The church at Smyrna will be tried and endure tribulation “ten days.” Numbers in Revelation are figurative. The “ten days” alludes to the time when Daniel and his compatriots refused to eat food provided by the Babylonian king, food previously offered to idols. Like Smyrna, Daniel and his compatriots were “tried ten days.” The allusion is fitting. Several of the churches of Asia are struggling with false teachings that promote “fornication” and “eating food offered to idols,” deceptions rejected by the church at Smyrna:

(Daniel 1:12-14) – “I pray thee—prove thy servants ten days,—and let them give us vegetable food that we may eat, and water that we may drink: then let our countenances be looked upon before thee, and the countenances of the youths who have been eating the delicacies of the king,—and, as thou shalt see, deal thou with thy servants. So then he hearkened unto them, according to this word—and proved them ten-days.”

Faithfulness in tribulation results in “a wreath of life”. The Greek noun refers to a victor’s wreath, not to a royal crown or diadem.

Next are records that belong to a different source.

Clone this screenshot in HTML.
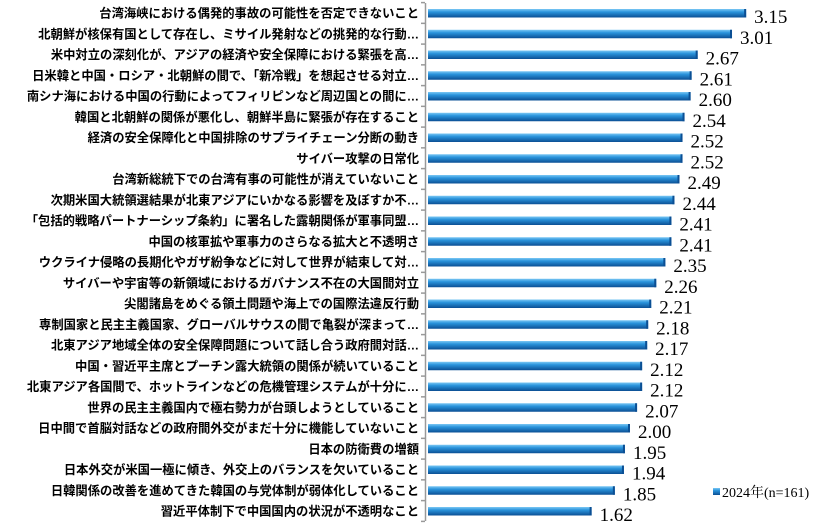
<!DOCTYPE html>
<html><head><meta charset="utf-8"><style>
html,body{margin:0;padding:0;background:#fff;}
svg{display:block;}
.l{font-family:"Liberation Sans","Noto Sans CJK JP",sans-serif;font-size:12.3px;font-weight:bold;fill:#000;text-anchor:end;}
.v{font-family:"Liberation Serif",serif;font-size:19px;fill:#000;}
</style></head><body>
<svg width="834" height="524" viewBox="0 0 834 524" xmlns="http://www.w3.org/2000/svg">
<defs>
<linearGradient id="g" x1="0" y1="0" x2="0" y2="1">
<stop offset="0" stop-color="#7cc8f4"/><stop offset="0.35" stop-color="#2a94dc"/><stop offset="1" stop-color="#0b4f94"/>
</linearGradient>
</defs>
<g id="rows"></g>
<line x1="425.5" y1="3" x2="425.5" y2="521" stroke="#999" stroke-width="1.5"/>
<rect x="713" y="488" width="7" height="7" fill="url(#g)"/>
<text x="722" y="497" font-family="Liberation Serif,Noto Serif CJK SC,serif" font-size="14">2024年(n=161)</text>
</svg>
<script>
var d=[["台湾海峡における偶発的事故の可能性を否定できないこと",3.15],
["北朝鮮が核保有国として存在し、ミサイル発射などの挑発的な行動…",3.01],
["米中対立の深刻化が、アジアの経済や安全保障における緊張を高…",2.67],
["日米韓と中国・ロシア・北朝鮮の間で、「新冷戦」を想起させる対立…",2.61],
["南シナ海における中国の行動によってフィリピンなど周辺国との間に…",2.60],
["韓国と北朝鮮の関係が悪化し、朝鮮半島に緊張が存在すること",2.54],
["経済の安全保障化と中国排除のサプライチェーン分断の動き",2.52],
["サイバー攻撃の日常化",2.52],
["台湾新総統下での台湾有事の可能性が消えていないこと",2.49],
["次期米国大統領選結果が北東アジアにいかなる影響を及ぼすか不…",2.44],
["「包括的戦略パートナーシップ条約」に署名した露朝関係が軍事同盟…",2.41],
["中国の核軍拡や軍事力のさらなる拡大と不透明さ",2.41],
["ウクライナ侵略の長期化やガザ紛争などに対して世界が結束して対…",2.35],
["サイバーや宇宙等の新領域におけるガバナンス不在の大国間対立",2.26],
["尖閣諸島をめぐる領土問題や海上での国際法違反行動",2.21],
["専制国家と民主主義国家、グローバルサウスの間で亀裂が深まって…",2.18],
["北東アジア地域全体の安全保障問題について話し合う政府間対話…",2.17],
["中国・習近平主席とプーチン露大統領の関係が続いていること",2.12],
["北東アジア各国間で、ホットラインなどの危機管理システムが十分に…",2.12],
["世界の民主主義国内で極右勢力が台頭しようとしていること",2.07],
["日中間で首脳対話などの政府間外交がまだ十分に機能していないこと",2.00],
["日本の防衛費の増額",1.95],
["日本外交が米国一極に傾き、外交上のバランスを欠いていること",1.94],
["日韓関係の改善を進めてきた韓国の与党体制が弱体化していること",1.85],
["習近平体制下で中国国内の状況が不透明なこと",1.62]];
var s="";
for(var i=0;i<d.length;i++){
 var y=13+i*20.75, w=d[i][1]*101;
 s+='<text class="l" x="419" y="'+(y+4.5)+'">'+d[i][0]+'</text>';
 s+='<rect x="428" y="'+(y-4)+'" width="'+w+'" height="8.5" fill="url(#g)"/>';
 s+='<rect x="'+(428+w-2)+'" y="'+(y-4)+'" width="2" height="8.5" fill="#0b4f94"/>';
 s+='<text class="v" x="'+(428+w+8)+'" y="'+(y+10)+'">'+d[i][1].toFixed(2)+'</text>';
 var ty=y-10.4;
 s+='<line x1="421" y1="'+ty+'" x2="425" y2="'+ty+'" stroke="#999" stroke-width="1.5"/>';
}
s+='<line x1="421" y1="'+(13+24*20.75+10.4)+'" x2="425" y2="'+(13+24*20.75+10.4)+'" stroke="#999" stroke-width="1.5"/>';
document.getElementById("rows").innerHTML=s;
</script>
</body></html>
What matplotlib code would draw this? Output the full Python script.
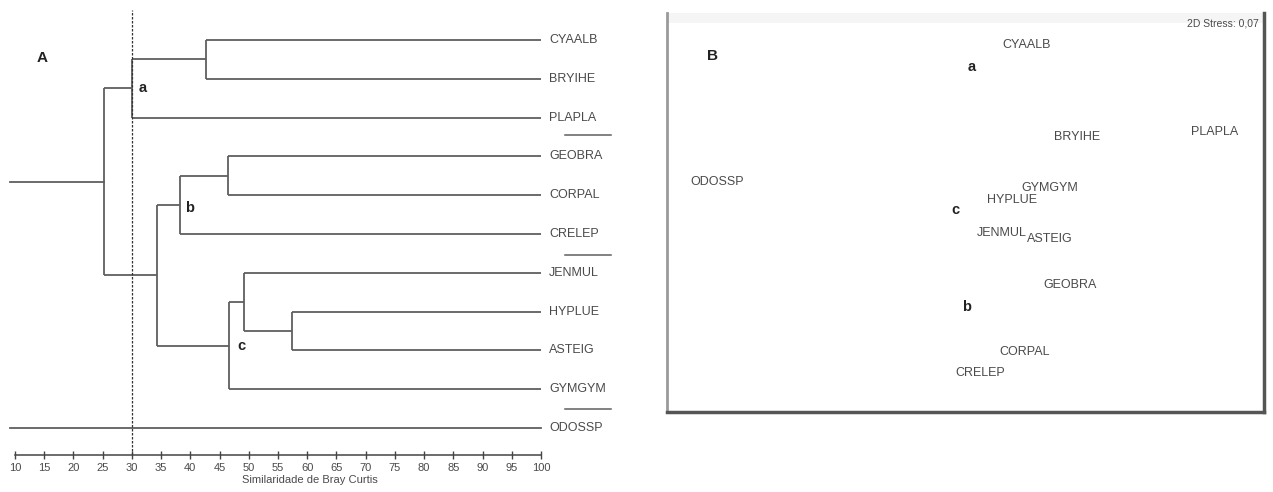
import matplotlib.pyplot as plt
import numpy as np
from matplotlib.patches import Rectangle

plt.rcParams['font.family'] = ['Liberation Sans', 'DejaVu Sans']

# ---- Panel A: dendrogram (Bray-Curtis similarity) ----
leaves = ['CYAALB', 'BRYIHE', 'PLAPLA', 'GEOBRA', 'CORPAL', 'CRELEP',
          'JENMUL', 'HYPLUE', 'ASTEIG', 'GYMGYM', 'ODOSSP']
# merges: (child1, child2, similarity); leaves are 0..10, new clusters 11, 12, ...
merge_a = [0, 11, 3, 13, 7, 6, 16, 14, 12]
merge_b = [1, 2, 4, 5, 8, 15, 9, 17, 18]
merge_sim = [42.7, 30.0, 46.4, 38.2, 57.4, 49.2, 46.6, 34.3, 25.2]
root_sim = 9.2          # last merge (with ODOSSP), drawn as open stubs
cut_level = 30
group_names = ['a', 'b', 'c']
group_sim = [31.9, 39.9, 48.8]
group_pos = [1.24, 4.33, 7.89]
separators = [2.45, 5.55, 9.5]

# ---- Panel B: NMDS ordination ----
nmds_x = [0.305, 0.555, 1.245, 0.52, 0.295, 0.07, 0.18, 0.23, 0.42, 0.42, -1.245]
nmds_y = [0.825, 0.365, 0.39, -0.375, -0.71, -0.815, -0.115, 0.05, -0.145, 0.11, 0.14]
nmds_group_x = [0.03, 0.005, -0.055]
nmds_group_y = [0.715, -0.485, 0.0]
stress = '0,07'

W, H = 1273, 492
fig = plt.figure(figsize=(W / 100, H / 100), dpi=100)
line_col = '#5f5f5f'
text_col = '#4a4a4a'

# ------------- dendrogram -------------
axA = fig.add_axes([0, 1 - 455 / H, 620 / W, 445 / H])
axA.set_xlim(10 - 15 / 5.844, 10 + 605 / 5.844)
axA.set_ylim(10.696, -0.773)

xpos = {i: 100.0 for i in range(len(leaves))}
ypos = {i: float(i) for i in range(len(leaves))}
for k, (a, b, s) in enumerate(zip(merge_a, merge_b, merge_sim)):
    node = len(leaves) + k
    for c in (a, b):
        axA.plot([xpos[c], s], [ypos[c], ypos[c]], color=line_col, lw=1.3,
                 solid_capstyle='butt')
    axA.plot([s, s], [ypos[a], ypos[b]], color=line_col, lw=1.3,
             solid_capstyle='butt')
    xpos[node] = s
    ypos[node] = (ypos[a] + ypos[b]) / 2

top = len(leaves) + len(merge_sim) - 1
odo = len(leaves) - 1
axA.plot([xpos[top], root_sim], [ypos[top], ypos[top]], color=line_col, lw=1.3)
axA.plot([xpos[odo], root_sim], [ypos[odo], ypos[odo]], color=line_col, lw=1.3)

for i, name in enumerate(leaves):
    axA.text(101.4, i, name, fontsize=9, color=text_col, va='center', ha='left')

for s in separators:
    axA.plot([104.1, 112.0], [s, s], color=line_col, lw=1.1)

for name, s, p in zip(group_names, group_sim, group_pos):
    axA.text(s, p, name, fontsize=10.5, fontweight='bold', color='#222',
             va='center', ha='center')
axA.text(14.6, 0.46, 'A', fontsize=11, fontweight='bold', color='#222',
         va='center', ha='center')

axA.axvline(cut_level, color='#333', lw=0.9, linestyle=(0, (2, 1.2)))

for side in ('top', 'right', 'left'):
    axA.spines[side].set_visible(False)
axA.spines['bottom'].set_bounds(10, 100)
axA.spines['bottom'].set_color('#444')
axA.spines['bottom'].set_linewidth(1.1)
axA.set_yticks([])
axA.set_xticks(np.arange(10, 101, 5))
axA.tick_params(axis='x', direction='inout', length=6, width=1, colors='#444',
                labelsize=8, pad=3, labelcolor=text_col)
axA.set_xlabel('Similaridade de Bray Curtis', fontsize=8, color=text_col,
               labelpad=1.5)
axA.patch.set_visible(False)

# ------------- NMDS panel -------------
axB = fig.add_axes([667 / W, 1 - 412 / H, 597 / W, 399 / H])
axB.set_xlim(-1.495, 1.49)
axB.set_ylim(-1.01, 0.985)
axB.add_patch(Rectangle((0, 0.975), 1, 0.025, transform=axB.transAxes,
                        color='#f5f5f5', lw=0, zorder=0))
for x, y, name in zip(nmds_x, nmds_y, leaves):
    axB.text(x, y, name, fontsize=9, color=text_col, ha='center', va='center')
for x, y, name in zip(nmds_group_x, nmds_group_y, group_names):
    axB.text(x, y, name, fontsize=10.5, fontweight='bold', color='#222',
             ha='center', va='center')
axB.text(-1.27, 0.77, 'B', fontsize=11, fontweight='bold', color='#222',
         ha='center', va='center')
axB.text(0.992, 0.985, '2D Stress: ' + stress, transform=axB.transAxes,
         fontsize=7.5, color=text_col, ha='right', va='top')
axB.set_xticks([])
axB.set_yticks([])
axB.spines['top'].set_visible(False)
axB.spines['left'].set_color('#9a9a9a')
axB.spines['left'].set_linewidth(2)
axB.spines['bottom'].set_color('#555')
axB.spines['bottom'].set_linewidth(2.5)
axB.spines['right'].set_color('#555')
axB.spines['right'].set_linewidth(2.5)

fig.savefig('out.png', dpi=100)
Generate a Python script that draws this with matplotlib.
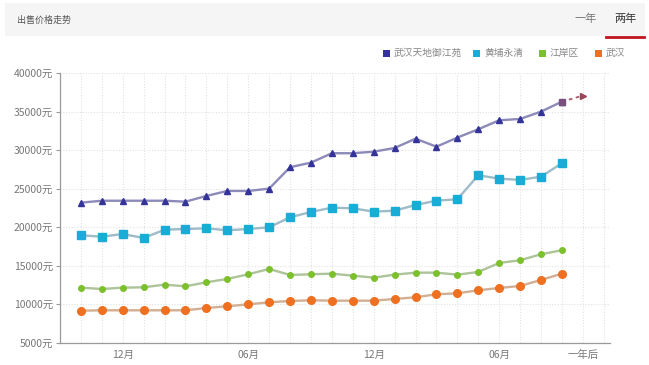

It represents a victory, not royal authority, and a victory achieved through faithful endurance (Revelation 3:11, 4:4, 12:1, 14:14).

The one who overcomes will not partake of the “second death,” a fate identified later with the “lake of fire.” Followers of the Lamb “overcome,” but, paradoxically, by enduring persecution and martyrdom that result from a faithful witness (Revelation 20:14).

In this letter, Jesus identifies Satan as the driving force behind the persecution of the church, although the “Dragon” uses human agents and institutions to execute his plans. The battles waged on a cosmic level in the later visions of the book of Revelation play out in the daily struggles of the churches of Asia in each of their respective cities.